The Nigerian naira closed the first trading session of the week on a positive note, appreciating by 0.37% to N1,531.2/$1 in the official foreign exchange market from N1,537/$1 last Friday.
Despite this marginal gain, market volatility remains high, with the naira fluctuating between N1,480/$ and N1,600/$ in recent weeks, according to data from the Central Bank of Nigeria (CBN).
Persistent Pressure on the Naira
Key factors influencing naira volatility:
- Nigeria’s heavy reliance on fossil fuels for foreign exchange earnings.

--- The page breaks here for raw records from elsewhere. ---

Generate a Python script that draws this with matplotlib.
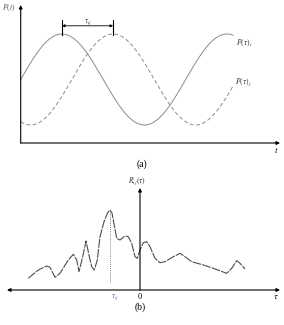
import numpy as np
import matplotlib
matplotlib.use("Agg")
import matplotlib.pyplot as plt

plt.rcParams['font.family'] = ['Liberation Serif', 'DejaVu Serif']
plt.rcParams['mathtext.fontset'] = 'stix'

# ---- panel (a): two phase-shifted periodic signals (period = 1 unit) ----
period = 1.0
amplitude = 1.0
phase_i = 0.0      # peak of P(t)_i at t = 0.25
phase_j = 0.31     # P(t)_j lags by tau_ij
t_end = 1.287
tau_ij_a = (0.25, 0.56)

# ---- panel (b): cross-correlation R_ij(tau) ----
tau_vals = [-11.17, -10.17, -9.33, -9.0, -8.5, -8.0, -7.17, -6.67, -6.33, -6.1,
            -5.73, -5.4, -5.07, -4.83, -4.57, -4.27, -4.0, -3.6, -3.25, -3.0,
            -2.8, -2.67, -2.33, -2.0, -1.5, -1.17, -0.83, -0.5, -0.27, 0.0,
            0.33, 0.67, 1.0, 1.5, 2.0, 2.5, 3.33, 4.0, 4.5, 5.17, 6.33, 7.33,
            8.67, 9.17, 9.67, 10.0, 10.5]
r_vals = [1.17, 2.0, 2.4, 2.27, 1.27, 1.67, 3.0, 3.57, 3.0, 1.83,
          3.33, 4.9, 3.33, 2.33, 2.0, 3.0, 5.33, 6.83, 7.7, 8.0,
          7.7, 7.0, 5.17, 5.0, 5.4, 5.33, 4.67, 3.33, 3.17, 4.0,
          4.73, 4.83, 4.33, 3.17, 2.73, 2.83, 3.33, 3.67, 3.33, 2.83, 2.5, 2.17,
          1.67, 2.17, 2.93, 2.67, 2.1]
tau_peak = -3.0

W, H = 284, 325
fig = plt.figure(figsize=(W / 100, H / 100), dpi=100)

grey = '#8c8c8c'

# ---------- panel (a) ----------
axa = fig.add_axes([20.7 / W, 1 - 143 / H, (280 - 20.7) / W, (143 - 5) / H])
axa.set_xlim(0, 1.5715)
axa.set_ylim(-1.396, 1.637)
axa.axis('off')

t = np.linspace(0, t_end, 400)
axa.plot(t, amplitude * np.sin(2 * np.pi * (t - phase_i) / period), color=grey, lw=0.7)
axa.plot(t, amplitude * np.sin(2 * np.pi * (t - phase_j) / period), color=grey, lw=0.7,
         dashes=(4, 2.5))

arr = dict(arrowstyle='-|>', lw=0.8, color='black', shrinkA=0, shrinkB=0, mutation_scale=5)
axa.annotate('', xy=(0, 1), xytext=(0, 0), xycoords='axes fraction', arrowprops=arr)
axa.annotate('', xy=(1, 0), xytext=(0, 0), xycoords='axes fraction', arrowprops=arr)

for x in tau_ij_a:
    axa.plot([x, x], [0.98, 1.31], color='black', lw=0.8)
axa.annotate('', xy=(tau_ij_a[0], 1.18), xytext=(tau_ij_a[1], 1.18),
             arrowprops=dict(arrowstyle='<|-|>', lw=0.6, color='black', shrinkA=0,
                             shrinkB=0, mutation_scale=4))
axa.text(0.408, 1.27, r'$\tau_{ij}$', fontsize=5.5, ha='center', va='center', color='#444444')
axa.text(1.305, 0.80, r'$P(\tau)_i$', fontsize=5.5, ha='left', va='center', color='#333333')
axa.text(1.30, -0.05, r'$P(\tau)_j$', fontsize=5.5, ha='left', va='center', color='#333333')
axa.text(-0.071, 1.55, r'$P(t)$', fontsize=5.5, ha='center', va='center', color='#555555')
axa.text(1.547, -1.56, r'$t$', fontsize=6.5, ha='center', va='center')
axa.text(0.735, -1.86, '(a)', fontsize=7, ha='center', va='center')

# ---------- panel (b) ----------
axb = fig.add_axes([7 / W, 1 - 290 / H, (280 - 7) / W, (290 - 188) / H])
axb.set_xlim(-13.3, 14.0)
axb.set_ylim(0, 10.2)
axb.axis('off')

axb.annotate('', xy=(1, 0), xytext=(0, 0), xycoords='axes fraction',
             arrowprops=dict(arrowstyle='<|-|>', lw=0.8, color='black', shrinkA=0,
                             shrinkB=0, mutation_scale=5))
axb.annotate('', xy=(0, 10.2), xytext=(0, 0),
             arrowprops=dict(arrowstyle='-|>', lw=0.8, color='black', shrinkA=0,
                             shrinkB=0, mutation_scale=5))

axb.plot(tau_vals, r_vals, color='#4d4d4d', lw=0.8, dashes=(8, 1))
axb.plot([tau_peak, tau_peak], [0.8, 8.0], color='#888888', lw=0.7, ls=(0, (1, 1)))

axb.text(-0.3, 10.9, r'$R_{ij}(\tau)$', fontsize=5.5, ha='center', va='center', color='#333333')
axb.text(0, -0.7, '0', fontsize=6, ha='center', va='center')
axb.text(13.6, -0.7, r'$\tau$', fontsize=6.5, ha='center', va='center')
axb.text(-2.5, -0.75, r'$\tau_{ij}$', fontsize=5.5, ha='center', va='center', color='#5a6f9a')
axb.text(0, -1.7, '(b)', fontsize=7, ha='center', va='center')

fig.savefig('out.png', dpi=100)
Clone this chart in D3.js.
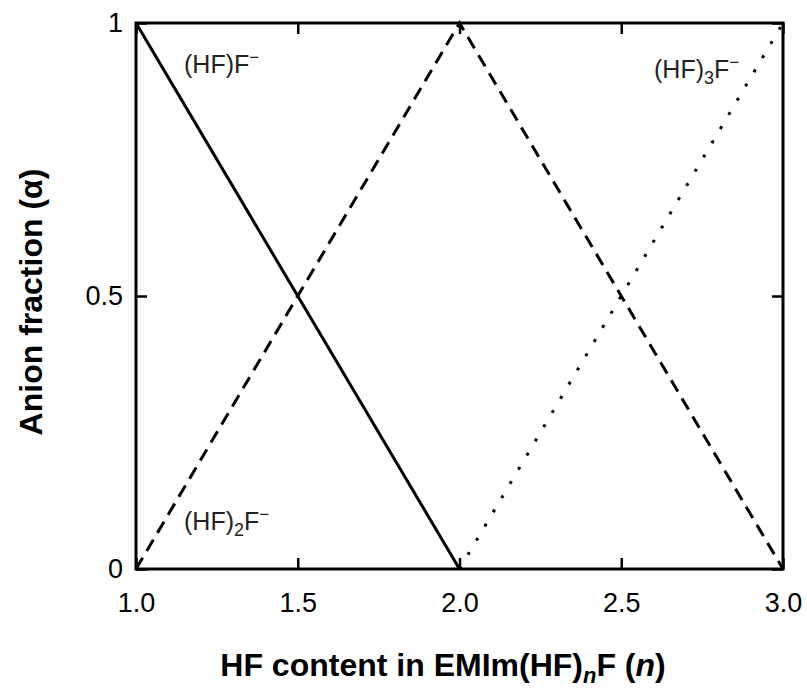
<!DOCTYPE html>
<html>
<head>
<meta charset="utf-8">
<script src="https://cdn.jsdelivr.net/npm/d3@7"></script>
<style>
  html, body { margin: 0; padding: 0; background: #fff; }
  svg { display: block; font-family: "Liberation Sans", Arial, sans-serif; }
</style>
</head>
<body>
<svg id="chart" width="807" height="692"></svg>
<script>
// HF content n and anion fractions for each species
const nValues = [1.0, 2.0, 3.0];
const fracHF1 = [1, 0, null];     // (HF)F−
const fracHF2 = [0, 1, 0];        // (HF)2F−
const fracHF3 = [null, 0, 1];     // (HF)3F−

const xTicks = [1.0, 1.5, 2.0, 2.5, 3.0];
const xTickLabels = ["1.0", "1.5", "2.0", "2.5", "3.0"];
const yTicks = [0, 0.5, 1];
const yTickLabels = ["0", "0.5", "1"];

const svg = d3.select("#chart");
const margin = { left: 136, right: 24, top: 23, bottom: 123 };
const W = 807, H = 692;
const x = d3.scaleLinear().domain([1, 3]).range([margin.left, W - margin.right]);
const y = d3.scaleLinear().domain([0, 1]).range([H - margin.bottom, margin.top]);

const line = d3.line()
  .defined(d => d[1] !== null)
  .x(d => x(d[0]))
  .y(d => y(d[1]));

const series = [
  { vals: fracHF1, dash: null },
  { vals: fracHF2, dash: "13,8" },
  { vals: fracHF3, dash: "3,13.5" }
];

series.forEach(s => {
  svg.append("path")
    .datum(nValues.map((n, i) => [n, s.vals[i]]))
    .attr("d", line)
    .attr("fill", "none")
    .attr("stroke", "#000")
    .attr("stroke-width", 3)
    .attr("stroke-dasharray", s.dash);
});

// Frame with inward ticks on all four sides
const tickLen = 11;
const bottomAxis = d3.axisBottom(x).tickValues(xTicks).tickSize(-tickLen)
  .tickFormat((d, i) => xTickLabels[i]).tickPadding(24);
const topAxis = d3.axisTop(x).tickValues(xTicks).tickSize(-tickLen).tickFormat("");
const leftAxis = d3.axisLeft(y).tickValues(yTicks).tickSize(-tickLen)
  .tickFormat((d, i) => yTickLabels[i]).tickPadding(13);
const rightAxis = d3.axisRight(y).tickValues(yTicks).tickSize(-tickLen).tickFormat("");

function styleAxis(g) {
  g.select(".domain").remove();
  g.selectAll(".tick line").attr("stroke", "#000").attr("stroke-width", 2.5);
  g.selectAll(".tick text").attr("fill", "#000").style("font-size", "27px")
    .style("font-family", "'Liberation Sans', Arial, sans-serif");
}

svg.append("g").attr("transform", `translate(0,${y(0)})`).call(bottomAxis).call(styleAxis);
svg.append("g").attr("transform", `translate(0,${y(1)})`).call(topAxis).call(styleAxis);
svg.append("g").attr("transform", `translate(${x(1)},0)`).call(leftAxis).call(styleAxis);
svg.append("g").attr("transform", `translate(${x(3)},0)`).call(rightAxis).call(styleAxis);

svg.append("rect")
  .attr("x", x(1)).attr("y", y(1))
  .attr("width", x(3) - x(1)).attr("height", y(0) - y(1))
  .attr("fill", "none").attr("stroke", "#000").attr("stroke-width", 3);

// Species labels
function speciesLabel(px, py, sub) {
  const t = svg.append("text").attr("x", px).attr("y", py)
    .attr("fill", "#222").style("font-size", "25px");
  t.append("tspan").text("(HF)");
  if (sub) t.append("tspan").attr("dy", 6).style("font-size", "18px").text(sub);
  t.append("tspan").attr("dy", sub ? -6 : 0).text("F");
  t.append("tspan").attr("dy", -10).style("font-size", "17px").text("−");
}
speciesLabel(184, 73, null);
speciesLabel(184, 530, "2");
speciesLabel(654, 78, "3");

// Axis titles
const xt = svg.append("text")
  .attr("x", 443).attr("y", 676)
  .attr("text-anchor", "middle")
  .style("font-size", "32px").style("font-weight", "bold");
xt.append("tspan").text("HF content in EMIm(HF)");
xt.append("tspan").attr("dy", 7).style("font-size", "22px").style("font-style", "italic").text("n");
xt.append("tspan").attr("dy", -7).text("F (");
xt.append("tspan").style("font-style", "italic").text("n");
xt.append("tspan").text(")");

svg.append("text")
  .attr("transform", `translate(42,302) rotate(-90)`)
  .attr("text-anchor", "middle")
  .style("font-size", "32px").style("font-weight", "bold")
  .text("Anion fraction (α)");
</script>
</body>
</html>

- Trade tensions between the U.S. and major partners affecting global energy demand.
- Speculative attacks and foreign exchange pressures despite CBN’s intervention.
The Bureau De Change Operators of Nigeria warn that while CBN’s recent measures to inject more foreign exchange into the market may offer temporary relief, they do not resolve the underlying structural issues in Nigeria’s forex market.
U.S. Dollar Strengthens on Trade and Economic Developments
Meanwhile, the U.S. dollar continued its bullish run, with the U.S. Dollar Index (DXY) marking a four-day winning streak.
Key drivers of the dollar’s rise:
- Trump’s tariff strategy shift: Some countries may receive exemptions from new levies, easing market concerns.
- Venezuela sanctions: The U.S. revoked Chevron’s operating license, affecting global energy markets.
- Stronger U.S. economic data: S&P Global’s flash PMI report showed resilience in the services sector, pushing U.S. yields higher.
- Federal Reserve uncertainty: Atlanta Fed President Raphael Bostic cautioned that inflation progress might be slower than expected, dampening hopes for a 2025 rate cut.
Market Outlook
Despite the naira’s slight appreciation, continued global uncertainties, forex demand pressures, and Nigeria’s structural economic challenges suggest that volatility will persist in the near term.
Meanwhile, the U.S. dollar’s strength amid shifting trade policies and hawkish Fed signals could further impact emerging market currencies, including the naira.